Los estribos continuaron siendo los de punta de pie, fabricados de suela, de hierro o de asta de carnero; para paquetear los había de plata, lo mismo que los pasadores de las estriberas.

Las cinchas eran de cuero crudo, tanto la encimera como la barriguera; esta última, muy ancha, adornada a menudo con esterillados de tiento formando las iniciales o la marca del dueño.

Para blandura, encima de los bastos, se colocaban uno o dos cojinillos de cuero de oveja; cubriendo todo, el sobrepuesto de carpincho o badana, según las posibilidades del jinete. Estas pilchas se sujetaban con el «cinchón de dos vueltas»: larga y angosta tira de cuero, con una argolla en un extremo, que alcanzaba a dar dos vueltas por encima del recado y por debajo de la panza del caballo, rematándose con un nudo fácil de desatar, que se hacía con el otro extremo del cinchón pasado por la argolla.

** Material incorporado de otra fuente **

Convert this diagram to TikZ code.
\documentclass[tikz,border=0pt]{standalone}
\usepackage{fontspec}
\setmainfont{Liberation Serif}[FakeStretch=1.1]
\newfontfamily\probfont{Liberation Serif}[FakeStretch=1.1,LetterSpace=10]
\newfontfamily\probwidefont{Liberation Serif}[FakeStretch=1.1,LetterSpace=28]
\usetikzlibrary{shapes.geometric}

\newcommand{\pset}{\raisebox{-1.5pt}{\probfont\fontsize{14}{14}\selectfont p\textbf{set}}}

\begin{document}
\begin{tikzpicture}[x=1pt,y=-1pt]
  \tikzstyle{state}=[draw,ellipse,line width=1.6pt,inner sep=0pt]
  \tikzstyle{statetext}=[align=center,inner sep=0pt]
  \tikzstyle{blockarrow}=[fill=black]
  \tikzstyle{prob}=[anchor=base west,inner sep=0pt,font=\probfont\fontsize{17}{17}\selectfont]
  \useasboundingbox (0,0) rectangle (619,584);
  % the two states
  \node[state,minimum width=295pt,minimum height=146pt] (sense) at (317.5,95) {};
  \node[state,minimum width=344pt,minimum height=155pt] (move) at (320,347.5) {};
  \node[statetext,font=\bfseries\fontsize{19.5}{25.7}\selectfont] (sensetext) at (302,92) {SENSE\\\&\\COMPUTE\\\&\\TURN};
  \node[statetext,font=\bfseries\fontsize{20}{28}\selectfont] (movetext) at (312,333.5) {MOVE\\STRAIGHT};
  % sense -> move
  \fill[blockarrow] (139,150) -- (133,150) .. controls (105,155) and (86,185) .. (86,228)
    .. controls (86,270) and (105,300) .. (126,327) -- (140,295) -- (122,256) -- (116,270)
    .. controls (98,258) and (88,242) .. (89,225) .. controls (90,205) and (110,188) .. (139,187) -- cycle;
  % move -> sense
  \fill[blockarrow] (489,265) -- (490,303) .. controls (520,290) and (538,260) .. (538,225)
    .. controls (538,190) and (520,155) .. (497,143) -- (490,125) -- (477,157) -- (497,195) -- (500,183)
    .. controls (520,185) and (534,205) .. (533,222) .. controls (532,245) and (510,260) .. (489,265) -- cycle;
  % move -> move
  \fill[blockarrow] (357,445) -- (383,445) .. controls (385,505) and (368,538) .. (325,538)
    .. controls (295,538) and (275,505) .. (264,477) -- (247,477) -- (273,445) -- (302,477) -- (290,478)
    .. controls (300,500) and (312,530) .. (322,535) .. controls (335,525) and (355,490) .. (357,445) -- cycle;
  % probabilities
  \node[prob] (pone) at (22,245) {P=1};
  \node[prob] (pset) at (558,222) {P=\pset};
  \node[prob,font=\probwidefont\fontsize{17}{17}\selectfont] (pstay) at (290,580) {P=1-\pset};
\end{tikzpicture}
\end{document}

En el arte de entablar tropillas se lucían y se lucen aún, los paisanos del sur; si bien no enseñan a formar a los caballos, los acostumbran a marchar muy juntos detrás de la madrina, de tal manera que, embozalando la yegua y llevándola de tiro, los caballos la siguen por detrás sin separarse ni quedarse rezagados. Cruzan así ríos, montes, descampados, poblaciones, de día y de noche, sin perder ningún animal; todos vienen al trote por detrás de la «madrina» que, con su sonoro cencerro, les va marcando el ritmo y el rumbo.

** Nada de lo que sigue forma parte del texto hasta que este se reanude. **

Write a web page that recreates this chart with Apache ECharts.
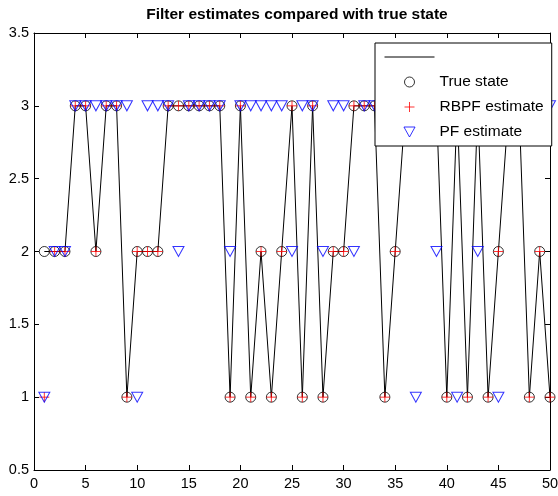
<!DOCTYPE html>
<html>
<head>
<meta charset="utf-8">
<title>Filter estimates compared with true state</title>
<script src="https://cdn.jsdelivr.net/npm/echarts@6/dist/echarts.min.js"></script>
<style>
  html, body { margin: 0; padding: 0; background: #fff; }
  #chart { width: 558px; height: 496px; }
</style>
</head>
<body>
<div id="chart"></div>
<script>
// Time steps and the discrete state sequences (1, 2 or 3) at each step
const steps = [1, 2, 3, 4, 5, 6, 7, 8, 9, 10,
               11, 12, 13, 14, 15, 16, 17, 18, 19, 20,
               21, 22, 23, 24, 25, 26, 27, 28, 29, 30,
               31, 32, 33, 34, 35, 36, 37, 38, 39, 40,
               41, 42, 43, 44, 45, 46, 47, 48, 49, 50];

const trueState = [2, 2, 2, 3, 3, 2, 3, 3, 1, 2,
                   2, 2, 3, 3, 3, 3, 3, 3, 1, 3,
                   1, 2, 1, 2, 3, 1, 3, 1, 2, 2,
                   3, 3, 3, 1, 2, 3, 3, 3, 3, 1,
                   3, 1, 3, 1, 2, 3, 3, 1, 2, 1];

const rbpfEstimate = [1, 2, 2, 3, 3, 2, 3, 3, 1, 2,
                      2, 2, 3, 3, 3, 3, 3, 3, 1, 3,
                      1, 2, 1, 2, 3, 1, 3, 1, 2, 2,
                      3, 3, 3, 1, 2, 3, 3, 3, 3, 1,
                      3, 1, 3, 1, 2, 3, 3, 1, 2, 1];

const pfEstimate = [1, 2, 2, 3, 3, 3, 3, 3, 3, 1,
                    3, 3, 3, 2, 3, 3, 3, 3, 2, 3,
                    3, 3, 3, 3, 2, 3, 3, 2, 3, 3,
                    2, 3, 3, 3, 3, 3, 1, 3, 2, 3,
                    1, 3, 2, 3, 1, 3, 3, 3, 3, 3];

const xTicks = { min: 0, max: 50, interval: 5 };
const yTicks = { min: 0.5, max: 3.5, interval: 0.5 };

const pairs = (vals) => steps.map((s, i) => [s, vals[i]]);

const FONT = '"Liberation Sans", Arial, Helvetica, sans-serif';
const PLUS = 'path://M5,0L5,10M0,5L10,5';
const TRI_DOWN = 'path://M0,0L10,0L5,9Z';

// Boxed axes: labelled bottom/left, plain top/right, ticks pointing inward
const boxAxis = (position, showLabel, isX) => ({
  type: 'value',
  position: position,
  min: isX ? xTicks.min : yTicks.min,
  max: isX ? xTicks.max : yTicks.max,
  interval: isX ? xTicks.interval : yTicks.interval,
  axisLine: { show: true, onZero: false, lineStyle: { color: '#000', width: 1 } },
  axisTick: { show: true, inside: true, length: 5, lineStyle: { color: '#000', width: 1 } },
  axisLabel: { show: showLabel, color: '#000', fontFamily: FONT, fontSize: 14.5, margin: isX ? 6 : 5 },
  splitLine: { show: false }
});

const chart = echarts.init(document.getElementById('chart'), null, { renderer: 'canvas' });

chart.setOption({
  animation: false,
  backgroundColor: '#fff',
  title: {
    text: 'Filter estimates compared with true state',
    left: 292,
    textAlign: 'center',
    top: 2,
    textStyle: { fontFamily: FONT, fontSize: 15.5, fontWeight: 'bold', color: '#000' }
  },
  grid: { left: 34, right: 8, top: 33, bottom: 26, containLabel: false, outerBoundsMode: 'none' },
  xAxis: [boxAxis('bottom', true, true), boxAxis('top', false, true)],
  yAxis: [boxAxis('left', true, false), boxAxis('right', false, false)],
  legend: {
    orient: 'vertical',
    left: 375,
    top: 43,
    padding: [6, 8, 6, 9],
    itemWidth: 50,
    itemHeight: 10,
    itemGap: 9,
    backgroundColor: '#fff',
    borderColor: '#000',
    borderWidth: 1,
    borderRadius: 0,
    z: 20,
    selectedMode: false,
    itemStyle: { borderWidth: 1 },
    textStyle: { fontFamily: FONT, fontSize: 15.5, color: '#000', lineHeight: 14 },
    formatter: (name) => (name === 'path' ? ' ' : name),
    data: [
      {
        name: 'path',
        itemStyle: { color: 'transparent', borderColor: 'transparent', borderWidth: 0 },
        lineStyle: { width: 1, color: '#000' }
      },
      'True state',
      'RBPF estimate',
      'PF estimate'
    ]
  },
  series: [
    {
      name: 'path',
      type: 'line',
      data: pairs(trueState),
      symbol: 'none',
      lineStyle: { color: '#000', width: 1 },
      itemStyle: { color: '#000' },
      z: 2
    },
    {
      name: 'True state',
      type: 'scatter',
      data: pairs(trueState),
      symbol: 'circle',
      symbolSize: 10,
      itemStyle: { color: 'transparent', borderColor: '#000', borderWidth: 1 },
      z: 3
    },
    {
      name: 'RBPF estimate',
      type: 'scatter',
      data: pairs(rbpfEstimate),
      symbol: PLUS,
      symbolSize: 10,
      itemStyle: { color: 'transparent', borderColor: '#ff0000', borderWidth: 1 },
      z: 4
    },
    {
      name: 'PF estimate',
      type: 'scatter',
      data: pairs(pfEstimate),
      symbol: TRI_DOWN,
      symbolSize: [11, 10],
      itemStyle: { color: 'transparent', borderColor: '#0000ff', borderWidth: 1 },
      z: 5
    }
  ]
});
</script>
</body>
</html>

La guitarra continuó siendo el instrumento inseparable del gaucho arroyeño, con ella se acompañaba para entonar los aires sureros, como las cifras, estilos, huellas, triunfos, a los que debemos agregar la criolla «milonga» que surgió en las últimas décadas del siglo pasado.

Continuaron teniendo vigencia los «bailes de dos» que mencionáramos en la época anterior, como el gato, el prado, la firmeza, el marote y otros; pero ya comenzaron también los bailes de dos en que las parejas se toman de la mano y la cintura: tales como el vals y la ranchera. éstos fueron desplazando poco a poco a los antiguos y artísticos bailes criollos.

También hizo su entrada el acordeón en los pagos del sur, la cual, sin desplazar a la guitarra, se sumó a ella para amenizar bailongos y reuniones.